■ **Data listing**:
▬▬▬▬▬▬

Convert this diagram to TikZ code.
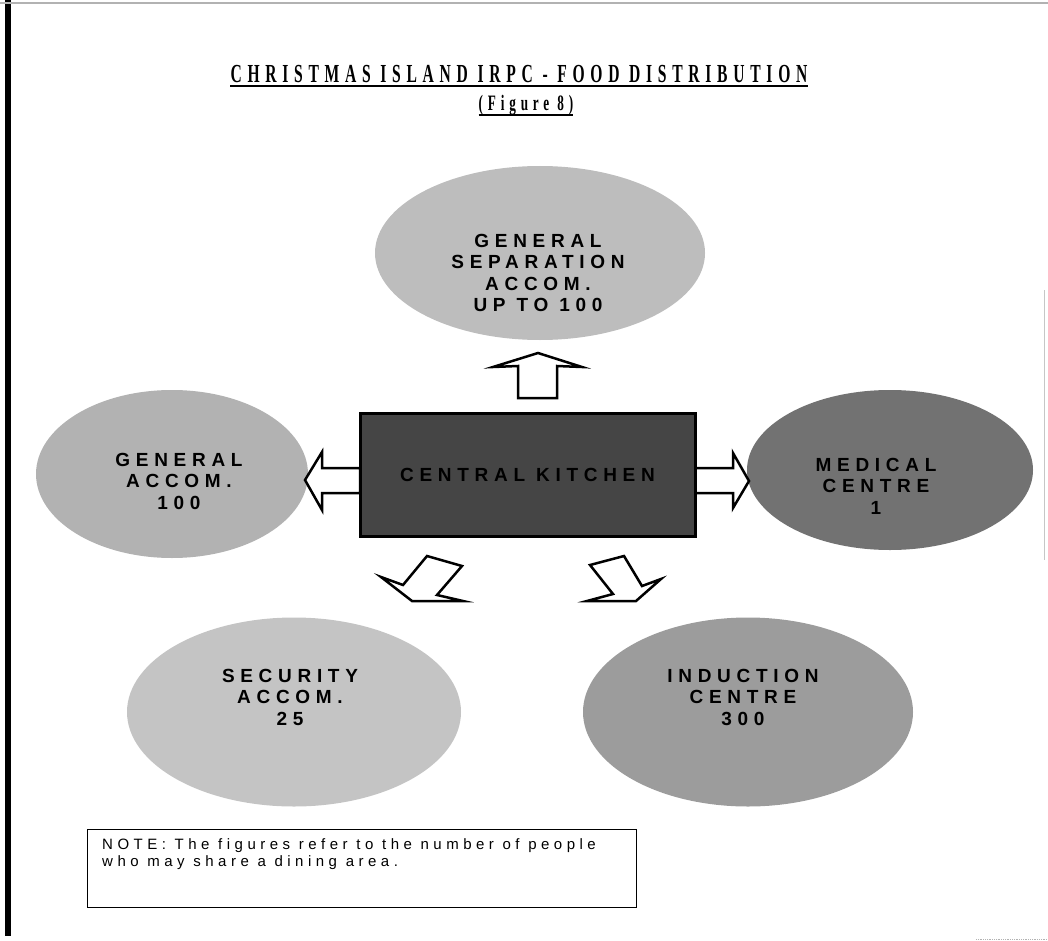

▬▬▬▬▬▬

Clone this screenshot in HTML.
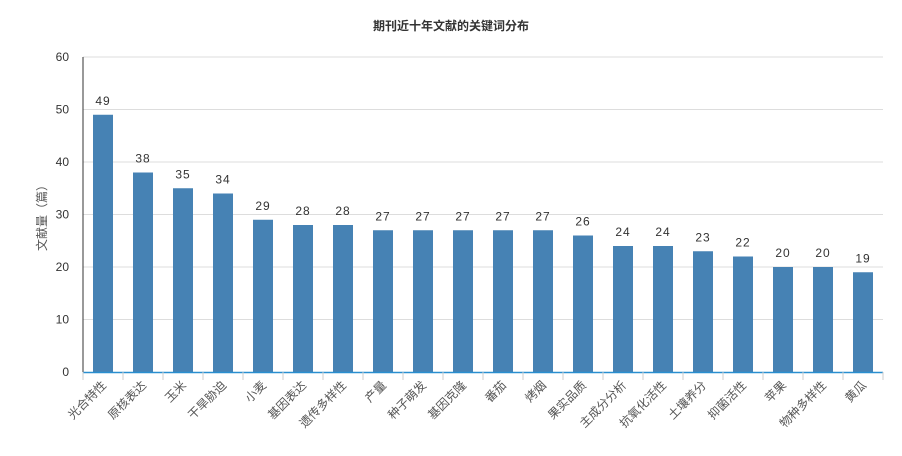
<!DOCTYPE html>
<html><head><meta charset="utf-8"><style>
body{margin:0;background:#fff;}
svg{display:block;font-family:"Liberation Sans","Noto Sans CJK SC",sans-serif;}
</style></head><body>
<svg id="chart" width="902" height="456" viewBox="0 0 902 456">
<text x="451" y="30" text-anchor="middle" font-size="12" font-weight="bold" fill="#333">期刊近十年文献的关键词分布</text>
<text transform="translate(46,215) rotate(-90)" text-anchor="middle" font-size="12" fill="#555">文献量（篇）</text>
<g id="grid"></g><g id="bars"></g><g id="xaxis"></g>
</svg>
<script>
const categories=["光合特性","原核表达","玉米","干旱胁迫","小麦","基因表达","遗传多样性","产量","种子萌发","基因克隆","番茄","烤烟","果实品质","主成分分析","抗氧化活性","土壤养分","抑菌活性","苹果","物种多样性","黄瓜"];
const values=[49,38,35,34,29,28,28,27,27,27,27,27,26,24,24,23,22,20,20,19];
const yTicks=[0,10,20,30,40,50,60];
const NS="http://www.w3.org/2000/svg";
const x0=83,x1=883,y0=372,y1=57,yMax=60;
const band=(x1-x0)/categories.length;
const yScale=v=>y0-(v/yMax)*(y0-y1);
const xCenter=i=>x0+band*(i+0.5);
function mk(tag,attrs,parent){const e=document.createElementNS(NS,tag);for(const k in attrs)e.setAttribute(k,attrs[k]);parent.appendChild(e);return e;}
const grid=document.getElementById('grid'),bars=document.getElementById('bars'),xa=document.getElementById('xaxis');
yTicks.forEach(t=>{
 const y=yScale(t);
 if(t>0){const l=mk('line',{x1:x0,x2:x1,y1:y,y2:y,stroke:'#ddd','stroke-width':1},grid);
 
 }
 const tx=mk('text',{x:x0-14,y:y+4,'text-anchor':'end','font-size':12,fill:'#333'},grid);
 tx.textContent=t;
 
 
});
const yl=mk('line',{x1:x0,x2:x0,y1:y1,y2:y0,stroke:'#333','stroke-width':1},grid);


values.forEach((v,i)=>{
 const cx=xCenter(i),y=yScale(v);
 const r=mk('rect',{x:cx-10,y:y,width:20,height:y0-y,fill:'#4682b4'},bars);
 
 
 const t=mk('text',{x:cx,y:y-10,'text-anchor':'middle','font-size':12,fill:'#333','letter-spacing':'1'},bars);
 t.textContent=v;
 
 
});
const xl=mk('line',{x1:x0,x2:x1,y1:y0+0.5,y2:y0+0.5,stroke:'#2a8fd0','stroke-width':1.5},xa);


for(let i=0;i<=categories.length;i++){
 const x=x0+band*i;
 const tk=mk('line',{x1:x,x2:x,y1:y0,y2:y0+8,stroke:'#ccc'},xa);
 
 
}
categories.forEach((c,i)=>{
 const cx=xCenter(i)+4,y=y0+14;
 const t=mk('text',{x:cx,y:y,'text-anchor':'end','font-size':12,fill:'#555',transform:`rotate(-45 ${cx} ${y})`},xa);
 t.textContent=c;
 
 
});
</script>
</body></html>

▬▬▬▬▬▬

■ **Required task**: Which lines hold the string "this"? List them all.

■ **Final answer**:
Convert this diagram to TikZ code.
Clone this screenshot in HTML.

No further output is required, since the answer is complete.